WORK TO COMPLETE
Reproduce each line from the records that holds "with".

DATA ENTRIES
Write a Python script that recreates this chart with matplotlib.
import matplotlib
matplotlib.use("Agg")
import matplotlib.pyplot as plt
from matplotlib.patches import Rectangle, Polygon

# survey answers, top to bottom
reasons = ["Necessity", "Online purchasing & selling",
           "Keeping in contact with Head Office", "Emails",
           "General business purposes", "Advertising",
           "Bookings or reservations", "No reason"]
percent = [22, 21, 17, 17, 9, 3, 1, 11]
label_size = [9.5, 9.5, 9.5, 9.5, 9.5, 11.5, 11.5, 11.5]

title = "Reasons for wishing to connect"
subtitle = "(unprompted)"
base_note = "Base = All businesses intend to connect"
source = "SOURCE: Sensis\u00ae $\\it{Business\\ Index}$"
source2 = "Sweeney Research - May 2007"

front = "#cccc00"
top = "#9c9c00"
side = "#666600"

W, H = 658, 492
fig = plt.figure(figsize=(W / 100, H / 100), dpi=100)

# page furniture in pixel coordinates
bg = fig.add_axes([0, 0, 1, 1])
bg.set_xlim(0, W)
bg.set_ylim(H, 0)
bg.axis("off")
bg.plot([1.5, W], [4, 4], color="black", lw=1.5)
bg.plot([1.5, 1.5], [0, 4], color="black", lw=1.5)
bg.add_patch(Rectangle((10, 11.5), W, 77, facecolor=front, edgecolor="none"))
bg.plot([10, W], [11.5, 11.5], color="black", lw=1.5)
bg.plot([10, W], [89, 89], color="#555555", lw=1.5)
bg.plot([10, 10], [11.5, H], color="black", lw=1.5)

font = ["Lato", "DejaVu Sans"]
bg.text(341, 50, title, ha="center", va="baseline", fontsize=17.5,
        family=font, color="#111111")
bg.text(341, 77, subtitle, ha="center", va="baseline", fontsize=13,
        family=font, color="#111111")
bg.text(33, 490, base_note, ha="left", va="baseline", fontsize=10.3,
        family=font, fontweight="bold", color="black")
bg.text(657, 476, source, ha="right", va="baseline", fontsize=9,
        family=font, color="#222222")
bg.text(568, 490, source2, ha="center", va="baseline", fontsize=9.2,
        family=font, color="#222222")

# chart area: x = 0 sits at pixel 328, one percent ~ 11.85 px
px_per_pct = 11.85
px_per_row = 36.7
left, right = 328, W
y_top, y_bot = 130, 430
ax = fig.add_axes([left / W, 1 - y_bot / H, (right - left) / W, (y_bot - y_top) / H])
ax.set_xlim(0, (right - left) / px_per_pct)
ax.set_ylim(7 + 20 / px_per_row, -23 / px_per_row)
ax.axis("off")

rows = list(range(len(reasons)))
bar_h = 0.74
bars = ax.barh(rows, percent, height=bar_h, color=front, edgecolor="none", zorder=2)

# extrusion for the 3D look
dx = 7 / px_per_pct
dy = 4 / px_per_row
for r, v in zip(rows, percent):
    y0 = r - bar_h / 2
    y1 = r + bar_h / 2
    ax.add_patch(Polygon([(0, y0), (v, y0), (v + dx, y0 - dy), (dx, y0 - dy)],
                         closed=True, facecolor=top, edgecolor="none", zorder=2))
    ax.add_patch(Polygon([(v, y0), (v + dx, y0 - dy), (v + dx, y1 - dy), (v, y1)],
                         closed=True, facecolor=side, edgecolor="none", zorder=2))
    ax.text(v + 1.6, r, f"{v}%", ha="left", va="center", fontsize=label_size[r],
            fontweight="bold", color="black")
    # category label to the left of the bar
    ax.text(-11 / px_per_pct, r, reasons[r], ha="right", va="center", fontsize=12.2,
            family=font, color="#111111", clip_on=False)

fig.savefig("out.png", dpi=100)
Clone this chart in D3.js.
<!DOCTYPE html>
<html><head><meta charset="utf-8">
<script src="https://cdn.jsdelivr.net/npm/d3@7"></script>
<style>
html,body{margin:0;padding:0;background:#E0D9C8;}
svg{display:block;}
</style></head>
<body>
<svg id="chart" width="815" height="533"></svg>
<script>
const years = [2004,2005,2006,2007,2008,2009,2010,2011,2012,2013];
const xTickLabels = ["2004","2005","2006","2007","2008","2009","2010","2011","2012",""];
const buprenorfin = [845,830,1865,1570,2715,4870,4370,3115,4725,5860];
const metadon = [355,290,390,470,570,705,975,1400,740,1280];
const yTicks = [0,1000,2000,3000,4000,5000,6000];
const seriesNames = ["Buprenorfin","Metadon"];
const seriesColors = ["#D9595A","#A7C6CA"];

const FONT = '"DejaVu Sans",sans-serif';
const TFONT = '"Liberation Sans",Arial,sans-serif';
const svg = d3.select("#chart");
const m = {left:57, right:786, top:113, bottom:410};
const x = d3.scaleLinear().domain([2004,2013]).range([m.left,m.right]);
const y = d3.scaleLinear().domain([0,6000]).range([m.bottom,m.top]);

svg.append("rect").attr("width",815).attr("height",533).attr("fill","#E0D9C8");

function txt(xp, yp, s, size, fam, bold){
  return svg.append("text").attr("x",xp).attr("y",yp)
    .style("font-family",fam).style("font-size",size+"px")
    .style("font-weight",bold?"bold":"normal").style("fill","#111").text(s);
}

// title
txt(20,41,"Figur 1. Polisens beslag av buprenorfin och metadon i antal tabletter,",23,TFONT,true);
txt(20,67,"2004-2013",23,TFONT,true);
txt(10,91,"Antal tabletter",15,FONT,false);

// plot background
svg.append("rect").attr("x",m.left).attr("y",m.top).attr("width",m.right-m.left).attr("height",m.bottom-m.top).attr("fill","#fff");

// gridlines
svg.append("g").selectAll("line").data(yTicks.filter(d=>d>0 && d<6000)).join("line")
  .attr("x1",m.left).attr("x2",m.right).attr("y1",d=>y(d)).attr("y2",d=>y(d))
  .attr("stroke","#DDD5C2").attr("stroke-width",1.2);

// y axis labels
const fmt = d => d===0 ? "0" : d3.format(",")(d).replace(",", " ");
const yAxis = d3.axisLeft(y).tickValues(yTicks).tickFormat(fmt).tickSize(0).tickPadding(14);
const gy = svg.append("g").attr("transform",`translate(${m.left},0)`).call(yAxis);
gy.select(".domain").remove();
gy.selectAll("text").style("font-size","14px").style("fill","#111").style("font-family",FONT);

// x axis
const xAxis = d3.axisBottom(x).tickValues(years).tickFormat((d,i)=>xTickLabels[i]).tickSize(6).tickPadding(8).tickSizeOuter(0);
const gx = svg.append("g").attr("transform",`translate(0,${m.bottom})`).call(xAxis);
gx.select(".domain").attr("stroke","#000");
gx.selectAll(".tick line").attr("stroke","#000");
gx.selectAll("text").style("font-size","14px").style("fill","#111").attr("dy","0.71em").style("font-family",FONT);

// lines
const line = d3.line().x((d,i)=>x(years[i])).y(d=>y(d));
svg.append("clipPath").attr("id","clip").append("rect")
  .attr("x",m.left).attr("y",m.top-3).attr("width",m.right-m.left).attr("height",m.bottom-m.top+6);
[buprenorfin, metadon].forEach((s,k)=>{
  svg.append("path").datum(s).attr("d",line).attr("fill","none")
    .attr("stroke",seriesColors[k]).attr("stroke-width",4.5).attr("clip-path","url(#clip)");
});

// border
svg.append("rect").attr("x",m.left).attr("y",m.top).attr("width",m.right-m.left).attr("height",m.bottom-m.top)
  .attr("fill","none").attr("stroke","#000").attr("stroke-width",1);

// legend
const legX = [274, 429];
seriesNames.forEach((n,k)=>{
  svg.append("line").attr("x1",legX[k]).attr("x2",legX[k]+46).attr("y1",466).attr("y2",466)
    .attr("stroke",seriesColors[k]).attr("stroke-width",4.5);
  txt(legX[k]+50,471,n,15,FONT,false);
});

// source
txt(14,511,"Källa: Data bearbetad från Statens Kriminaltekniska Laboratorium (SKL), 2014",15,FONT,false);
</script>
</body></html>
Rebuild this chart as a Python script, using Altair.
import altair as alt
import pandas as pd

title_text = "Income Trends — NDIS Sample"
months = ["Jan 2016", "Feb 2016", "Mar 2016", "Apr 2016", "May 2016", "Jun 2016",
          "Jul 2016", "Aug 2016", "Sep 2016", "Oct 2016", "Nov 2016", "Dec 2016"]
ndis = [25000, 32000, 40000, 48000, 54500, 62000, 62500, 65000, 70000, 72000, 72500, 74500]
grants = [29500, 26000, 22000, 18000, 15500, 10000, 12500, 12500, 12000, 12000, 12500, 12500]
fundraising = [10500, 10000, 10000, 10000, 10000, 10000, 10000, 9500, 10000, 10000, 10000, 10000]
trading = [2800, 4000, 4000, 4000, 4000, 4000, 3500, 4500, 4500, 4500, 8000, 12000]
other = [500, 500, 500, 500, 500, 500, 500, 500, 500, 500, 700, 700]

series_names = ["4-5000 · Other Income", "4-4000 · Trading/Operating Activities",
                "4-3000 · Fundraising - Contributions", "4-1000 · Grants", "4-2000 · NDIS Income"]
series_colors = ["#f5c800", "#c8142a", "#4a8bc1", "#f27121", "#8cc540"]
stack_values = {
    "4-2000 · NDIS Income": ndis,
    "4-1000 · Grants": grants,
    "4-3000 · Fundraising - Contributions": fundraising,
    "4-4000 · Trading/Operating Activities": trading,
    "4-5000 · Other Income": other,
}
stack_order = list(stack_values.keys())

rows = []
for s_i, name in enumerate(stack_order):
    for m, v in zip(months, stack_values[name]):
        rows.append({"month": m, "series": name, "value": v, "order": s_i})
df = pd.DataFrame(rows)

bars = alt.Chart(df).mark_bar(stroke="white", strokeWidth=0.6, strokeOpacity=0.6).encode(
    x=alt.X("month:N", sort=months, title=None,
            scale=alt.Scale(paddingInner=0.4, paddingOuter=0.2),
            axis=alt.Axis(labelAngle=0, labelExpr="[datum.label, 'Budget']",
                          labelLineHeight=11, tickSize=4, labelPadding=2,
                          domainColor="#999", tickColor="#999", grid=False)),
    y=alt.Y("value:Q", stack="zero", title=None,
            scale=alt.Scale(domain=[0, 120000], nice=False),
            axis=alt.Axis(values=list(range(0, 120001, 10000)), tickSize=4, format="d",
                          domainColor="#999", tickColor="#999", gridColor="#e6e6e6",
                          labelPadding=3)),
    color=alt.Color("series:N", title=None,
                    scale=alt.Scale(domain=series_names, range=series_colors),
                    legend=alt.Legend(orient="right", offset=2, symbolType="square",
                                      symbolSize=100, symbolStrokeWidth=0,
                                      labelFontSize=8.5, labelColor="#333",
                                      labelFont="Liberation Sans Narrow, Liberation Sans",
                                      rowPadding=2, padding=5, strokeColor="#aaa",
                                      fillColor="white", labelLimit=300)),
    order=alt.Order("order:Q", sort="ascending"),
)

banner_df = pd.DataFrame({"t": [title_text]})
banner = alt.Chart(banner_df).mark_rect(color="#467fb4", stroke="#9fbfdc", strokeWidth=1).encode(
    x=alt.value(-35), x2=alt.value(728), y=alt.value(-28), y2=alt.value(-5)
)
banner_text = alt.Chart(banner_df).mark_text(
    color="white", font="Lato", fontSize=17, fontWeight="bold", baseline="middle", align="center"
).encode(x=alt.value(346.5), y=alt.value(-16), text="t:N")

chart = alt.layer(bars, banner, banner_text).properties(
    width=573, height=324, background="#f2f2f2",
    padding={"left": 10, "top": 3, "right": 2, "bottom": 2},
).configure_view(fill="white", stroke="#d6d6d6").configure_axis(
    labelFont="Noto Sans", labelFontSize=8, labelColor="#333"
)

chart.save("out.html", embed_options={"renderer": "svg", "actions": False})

TASK RESPONSE
Write a Python script that recreates this chart with matplotlib.
           "Keeping in contact with Head Office", "Emails",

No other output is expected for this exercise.